→ Work instructions: The line holding "7.2, 5.5, 4.0, 2.8, 1.9, 1.2, 0.7, 0.4, 0.2, 0.1]" is the last one to output; start at the first line of the data, keep every line in between exactly, and leave out pictures.

→ Dataset excerpt:
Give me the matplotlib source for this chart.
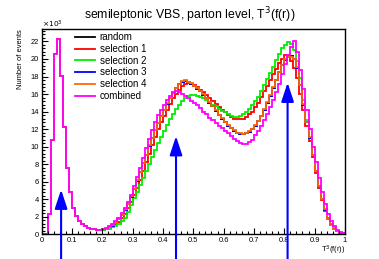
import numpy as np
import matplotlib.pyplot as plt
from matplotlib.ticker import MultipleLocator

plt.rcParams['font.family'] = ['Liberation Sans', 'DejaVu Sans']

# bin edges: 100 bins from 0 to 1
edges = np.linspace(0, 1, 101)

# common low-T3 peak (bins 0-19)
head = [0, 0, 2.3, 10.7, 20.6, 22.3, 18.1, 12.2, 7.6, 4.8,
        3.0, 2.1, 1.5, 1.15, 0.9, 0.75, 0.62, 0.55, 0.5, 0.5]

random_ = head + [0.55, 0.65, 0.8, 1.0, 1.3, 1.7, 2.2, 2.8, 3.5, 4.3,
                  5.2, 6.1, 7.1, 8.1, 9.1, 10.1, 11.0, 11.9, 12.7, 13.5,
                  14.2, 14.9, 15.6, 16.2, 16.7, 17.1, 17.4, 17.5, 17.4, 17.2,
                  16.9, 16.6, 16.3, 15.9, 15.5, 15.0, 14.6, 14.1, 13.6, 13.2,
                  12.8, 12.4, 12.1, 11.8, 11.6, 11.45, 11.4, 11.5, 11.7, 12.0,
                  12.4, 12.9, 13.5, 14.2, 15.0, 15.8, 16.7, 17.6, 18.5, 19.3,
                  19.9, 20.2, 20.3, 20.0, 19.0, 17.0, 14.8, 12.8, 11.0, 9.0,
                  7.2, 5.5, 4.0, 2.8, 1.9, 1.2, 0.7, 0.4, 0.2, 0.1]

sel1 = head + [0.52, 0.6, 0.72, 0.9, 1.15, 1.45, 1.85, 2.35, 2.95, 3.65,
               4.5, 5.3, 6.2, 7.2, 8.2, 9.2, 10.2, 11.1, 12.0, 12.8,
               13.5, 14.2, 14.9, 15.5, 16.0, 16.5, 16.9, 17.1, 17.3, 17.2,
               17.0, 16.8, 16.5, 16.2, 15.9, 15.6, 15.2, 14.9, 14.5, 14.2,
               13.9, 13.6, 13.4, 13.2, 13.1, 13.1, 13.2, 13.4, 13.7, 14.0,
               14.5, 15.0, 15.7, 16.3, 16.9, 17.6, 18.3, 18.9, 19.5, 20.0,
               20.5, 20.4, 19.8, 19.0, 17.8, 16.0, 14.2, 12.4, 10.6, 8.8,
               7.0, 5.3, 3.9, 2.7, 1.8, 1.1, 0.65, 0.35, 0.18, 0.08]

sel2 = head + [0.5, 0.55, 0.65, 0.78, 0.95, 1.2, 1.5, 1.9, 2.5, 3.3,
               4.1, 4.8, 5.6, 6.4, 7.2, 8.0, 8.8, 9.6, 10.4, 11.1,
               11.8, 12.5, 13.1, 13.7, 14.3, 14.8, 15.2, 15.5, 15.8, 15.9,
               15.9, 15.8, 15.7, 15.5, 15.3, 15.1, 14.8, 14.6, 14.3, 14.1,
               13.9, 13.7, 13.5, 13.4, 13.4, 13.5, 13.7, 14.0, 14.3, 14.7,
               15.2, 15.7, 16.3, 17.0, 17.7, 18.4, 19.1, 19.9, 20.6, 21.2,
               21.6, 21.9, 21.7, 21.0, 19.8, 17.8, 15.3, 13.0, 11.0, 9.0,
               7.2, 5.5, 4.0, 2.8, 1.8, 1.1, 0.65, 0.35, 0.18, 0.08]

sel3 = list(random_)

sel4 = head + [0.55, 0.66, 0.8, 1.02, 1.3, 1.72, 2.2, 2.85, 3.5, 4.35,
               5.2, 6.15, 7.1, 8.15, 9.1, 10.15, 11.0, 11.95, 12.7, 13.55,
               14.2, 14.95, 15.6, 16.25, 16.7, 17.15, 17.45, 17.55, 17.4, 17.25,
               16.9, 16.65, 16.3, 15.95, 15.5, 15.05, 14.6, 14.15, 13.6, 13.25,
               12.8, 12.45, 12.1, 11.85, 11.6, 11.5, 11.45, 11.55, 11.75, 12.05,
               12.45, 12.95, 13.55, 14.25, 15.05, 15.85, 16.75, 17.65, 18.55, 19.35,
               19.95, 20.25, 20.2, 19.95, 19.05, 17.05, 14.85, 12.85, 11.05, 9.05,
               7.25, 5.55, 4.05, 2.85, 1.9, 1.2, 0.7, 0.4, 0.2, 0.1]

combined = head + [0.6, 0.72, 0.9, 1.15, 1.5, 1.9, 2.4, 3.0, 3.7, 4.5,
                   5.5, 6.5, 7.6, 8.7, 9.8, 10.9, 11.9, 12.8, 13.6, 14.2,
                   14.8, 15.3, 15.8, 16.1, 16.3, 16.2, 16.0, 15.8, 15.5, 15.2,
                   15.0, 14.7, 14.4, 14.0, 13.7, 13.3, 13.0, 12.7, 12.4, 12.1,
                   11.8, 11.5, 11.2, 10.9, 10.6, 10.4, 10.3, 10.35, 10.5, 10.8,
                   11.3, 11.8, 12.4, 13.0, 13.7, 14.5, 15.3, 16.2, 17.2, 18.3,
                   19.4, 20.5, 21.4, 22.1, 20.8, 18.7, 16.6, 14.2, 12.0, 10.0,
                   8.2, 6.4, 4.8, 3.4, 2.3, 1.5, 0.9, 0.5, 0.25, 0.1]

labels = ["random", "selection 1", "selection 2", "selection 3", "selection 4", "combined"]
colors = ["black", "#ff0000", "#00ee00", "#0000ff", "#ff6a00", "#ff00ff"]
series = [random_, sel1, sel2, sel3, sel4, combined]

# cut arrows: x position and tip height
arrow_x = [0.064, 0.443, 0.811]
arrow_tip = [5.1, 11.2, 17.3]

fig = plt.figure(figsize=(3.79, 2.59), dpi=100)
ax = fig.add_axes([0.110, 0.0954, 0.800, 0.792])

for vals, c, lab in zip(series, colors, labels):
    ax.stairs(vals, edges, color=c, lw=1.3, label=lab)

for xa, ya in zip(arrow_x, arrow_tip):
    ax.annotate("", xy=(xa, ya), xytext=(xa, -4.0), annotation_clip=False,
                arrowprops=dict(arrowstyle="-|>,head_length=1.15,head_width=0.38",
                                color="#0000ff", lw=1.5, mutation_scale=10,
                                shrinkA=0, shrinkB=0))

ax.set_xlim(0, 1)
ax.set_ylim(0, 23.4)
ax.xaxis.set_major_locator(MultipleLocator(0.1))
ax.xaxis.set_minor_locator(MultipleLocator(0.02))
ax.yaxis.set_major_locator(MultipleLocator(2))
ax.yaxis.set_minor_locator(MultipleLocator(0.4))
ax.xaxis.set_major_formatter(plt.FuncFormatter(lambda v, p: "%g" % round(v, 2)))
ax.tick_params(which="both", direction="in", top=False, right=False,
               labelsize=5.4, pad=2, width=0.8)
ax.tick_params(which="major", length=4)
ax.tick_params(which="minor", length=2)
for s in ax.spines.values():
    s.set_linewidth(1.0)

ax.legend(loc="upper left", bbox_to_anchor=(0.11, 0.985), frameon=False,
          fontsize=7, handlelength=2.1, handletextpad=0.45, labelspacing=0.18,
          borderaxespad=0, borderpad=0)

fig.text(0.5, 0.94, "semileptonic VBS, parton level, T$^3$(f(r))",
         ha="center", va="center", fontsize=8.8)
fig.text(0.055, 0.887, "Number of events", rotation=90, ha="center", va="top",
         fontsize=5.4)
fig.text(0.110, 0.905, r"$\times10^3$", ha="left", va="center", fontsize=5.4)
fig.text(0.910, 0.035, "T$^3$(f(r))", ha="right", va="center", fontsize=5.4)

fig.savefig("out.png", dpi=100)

→ Exercise solution:
Give me the matplotlib source for this chart.
import numpy as np
import matplotlib.pyplot as plt
from matplotlib.ticker import MultipleLocator

plt.rcParams['font.family'] = ['Liberation Sans', 'DejaVu Sans']

# bin edges: 100 bins from 0 to 1
edges = np.linspace(0, 1, 101)

# common low-T3 peak (bins 0-19)
head = [0, 0, 2.3, 10.7, 20.6, 22.3, 18.1, 12.2, 7.6, 4.8,
        3.0, 2.1, 1.5, 1.15, 0.9, 0.75, 0.62, 0.55, 0.5, 0.5]

random_ = head + [0.55, 0.65, 0.8, 1.0, 1.3, 1.7, 2.2, 2.8, 3.5, 4.3,
                  5.2, 6.1, 7.1, 8.1, 9.1, 10.1, 11.0, 11.9, 12.7, 13.5,
                  14.2, 14.9, 15.6, 16.2, 16.7, 17.1, 17.4, 17.5, 17.4, 17.2,
                  16.9, 16.6, 16.3, 15.9, 15.5, 15.0, 14.6, 14.1, 13.6, 13.2,
                  12.8, 12.4, 12.1, 11.8, 11.6, 11.45, 11.4, 11.5, 11.7, 12.0,
                  12.4, 12.9, 13.5, 14.2, 15.0, 15.8, 16.7, 17.6, 18.5, 19.3,
                  19.9, 20.2, 20.3, 20.0, 19.0, 17.0, 14.8, 12.8, 11.0, 9.0,
                  7.2, 5.5, 4.0, 2.8, 1.9, 1.2, 0.7, 0.4, 0.2, 0.1]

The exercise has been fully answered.